--- Data extract ---

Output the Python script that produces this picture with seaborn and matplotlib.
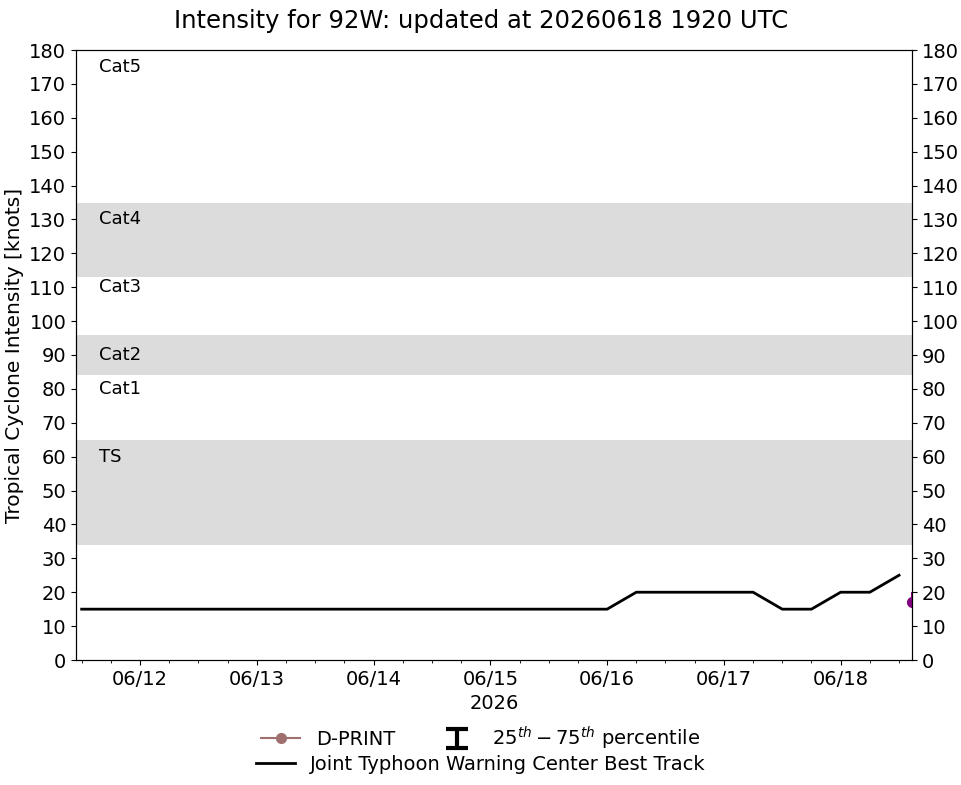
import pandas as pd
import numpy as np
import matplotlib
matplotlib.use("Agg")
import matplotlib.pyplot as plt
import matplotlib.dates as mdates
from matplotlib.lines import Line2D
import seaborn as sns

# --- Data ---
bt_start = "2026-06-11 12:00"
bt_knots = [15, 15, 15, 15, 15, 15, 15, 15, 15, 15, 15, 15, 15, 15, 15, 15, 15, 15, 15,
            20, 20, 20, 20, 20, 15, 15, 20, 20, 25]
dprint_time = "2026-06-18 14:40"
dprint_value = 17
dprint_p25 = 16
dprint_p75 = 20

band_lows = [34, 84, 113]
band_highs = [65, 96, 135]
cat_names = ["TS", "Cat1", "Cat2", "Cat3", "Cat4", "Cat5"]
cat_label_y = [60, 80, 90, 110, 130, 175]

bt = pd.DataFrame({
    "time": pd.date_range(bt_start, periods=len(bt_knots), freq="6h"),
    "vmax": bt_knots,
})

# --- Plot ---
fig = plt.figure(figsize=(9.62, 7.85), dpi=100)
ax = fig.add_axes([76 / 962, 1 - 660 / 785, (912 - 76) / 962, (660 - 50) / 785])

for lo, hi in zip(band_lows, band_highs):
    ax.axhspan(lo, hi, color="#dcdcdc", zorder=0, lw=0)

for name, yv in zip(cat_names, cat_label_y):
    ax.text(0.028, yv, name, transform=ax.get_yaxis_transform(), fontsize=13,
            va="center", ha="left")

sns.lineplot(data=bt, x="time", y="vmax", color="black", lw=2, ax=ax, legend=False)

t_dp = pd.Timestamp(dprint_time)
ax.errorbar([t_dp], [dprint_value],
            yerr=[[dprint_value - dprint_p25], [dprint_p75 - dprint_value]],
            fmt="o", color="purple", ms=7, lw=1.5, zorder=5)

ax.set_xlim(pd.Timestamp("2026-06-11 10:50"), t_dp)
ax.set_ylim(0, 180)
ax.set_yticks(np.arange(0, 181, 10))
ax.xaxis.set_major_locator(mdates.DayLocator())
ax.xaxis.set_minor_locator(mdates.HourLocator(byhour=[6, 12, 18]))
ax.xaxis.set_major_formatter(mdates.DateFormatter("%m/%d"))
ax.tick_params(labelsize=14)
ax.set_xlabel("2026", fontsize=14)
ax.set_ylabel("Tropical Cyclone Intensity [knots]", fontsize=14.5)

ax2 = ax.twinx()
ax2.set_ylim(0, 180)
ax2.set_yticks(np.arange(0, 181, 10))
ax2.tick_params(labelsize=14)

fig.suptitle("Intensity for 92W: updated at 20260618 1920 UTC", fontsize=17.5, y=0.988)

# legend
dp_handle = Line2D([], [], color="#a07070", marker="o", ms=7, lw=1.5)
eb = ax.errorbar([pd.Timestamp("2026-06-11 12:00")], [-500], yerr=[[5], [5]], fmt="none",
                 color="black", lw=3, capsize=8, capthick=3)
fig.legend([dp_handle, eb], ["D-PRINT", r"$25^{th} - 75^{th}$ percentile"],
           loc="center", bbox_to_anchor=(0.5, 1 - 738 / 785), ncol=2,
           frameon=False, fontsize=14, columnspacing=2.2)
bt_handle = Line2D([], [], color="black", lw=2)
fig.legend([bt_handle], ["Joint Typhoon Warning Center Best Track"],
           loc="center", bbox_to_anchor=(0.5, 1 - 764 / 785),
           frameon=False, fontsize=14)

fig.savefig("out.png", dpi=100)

---

§ The exercise
Without including any pictures, print all of the material exactly as given.

§ Solution to the exercise
Output the Python script that produces this picture with seaborn and matplotlib.
import pandas as pd
import numpy as np
import matplotlib
matplotlib.use("Agg")
import matplotlib.pyplot as plt
import matplotlib.dates as mdates
from matplotlib.lines import Line2D
import seaborn as sns

# --- Data ---
bt_start = "2026-06-11 12:00"
bt_knots = [15, 15, 15, 15, 15, 15, 15, 15, 15, 15, 15, 15, 15, 15, 15, 15, 15, 15, 15,
            20, 20, 20, 20, 20, 15, 15, 20, 20, 25]
dprint_time = "2026-06-18 14:40"
dprint_value = 17
dprint_p25 = 16
dprint_p75 = 20

band_lows = [34, 84, 113]
band_highs = [65, 96, 135]
cat_names = ["TS", "Cat1", "Cat2", "Cat3", "Cat4", "Cat5"]
cat_label_y = [60, 80, 90, 110, 130, 175]

bt = pd.DataFrame({
    "time": pd.date_range(bt_start, periods=len(bt_knots), freq="6h"),
    "vmax": bt_knots,
})

# --- Plot ---
fig = plt.figure(figsize=(9.62, 7.85), dpi=100)
ax = fig.add_axes([76 / 962, 1 - 660 / 785, (912 - 76) / 962, (660 - 50) / 785])

for lo, hi in zip(band_lows, band_highs):
    ax.axhspan(lo, hi, color="#dcdcdc", zorder=0, lw=0)

for name, yv in zip(cat_names, cat_label_y):
    ax.text(0.028, yv, name, transform=ax.get_yaxis_transform(), fontsize=13,
            va="center", ha="left")

sns.lineplot(data=bt, x="time", y="vmax", color="black", lw=2, ax=ax, legend=False)

t_dp = pd.Timestamp(dprint_time)
ax.errorbar([t_dp], [dprint_value],
            yerr=[[dprint_value - dprint_p25], [dprint_p75 - dprint_value]],
            fmt="o", color="purple", ms=7, lw=1.5, zorder=5)

ax.set_xlim(pd.Timestamp("2026-06-11 10:50"), t_dp)
ax.set_ylim(0, 180)
ax.set_yticks(np.arange(0, 181, 10))
ax.xaxis.set_major_locator(mdates.DayLocator())
ax.xaxis.set_minor_locator(mdates.HourLocator(byhour=[6, 12, 18]))
ax.xaxis.set_major_formatter(mdates.DateFormatter("%m/%d"))
ax.tick_params(labelsize=14)
ax.set_xlabel("2026", fontsize=14)
ax.set_ylabel("Tropical Cyclone Intensity [knots]", fontsize=14.5)

ax2 = ax.twinx()
ax2.set_ylim(0, 180)
ax2.set_yticks(np.arange(0, 181, 10))
ax2.tick_params(labelsize=14)

fig.suptitle("Intensity for 92W: updated at 20260618 1920 UTC", fontsize=17.5, y=0.988)

# legend
dp_handle = Line2D([], [], color="#a07070", marker="o", ms=7, lw=1.5)
eb = ax.errorbar([pd.Timestamp("2026-06-11 12:00")], [-500], yerr=[[5], [5]], fmt="none",
                 color="black", lw=3, capsize=8, capthick=3)
fig.legend([dp_handle, eb], ["D-PRINT", r"$25^{th} - 75^{th}$ percentile"],
           loc="center", bbox_to_anchor=(0.5, 1 - 738 / 785), ncol=2,
           frameon=False, fontsize=14, columnspacing=2.2)
bt_handle = Line2D([], [], color="black", lw=2)
fig.legend([bt_handle], ["Joint Typhoon Warning Center Best Track"],
           loc="center", bbox_to_anchor=(0.5, 1 - 764 / 785),
           frameon=False, fontsize=14)

fig.savefig("out.png", dpi=100)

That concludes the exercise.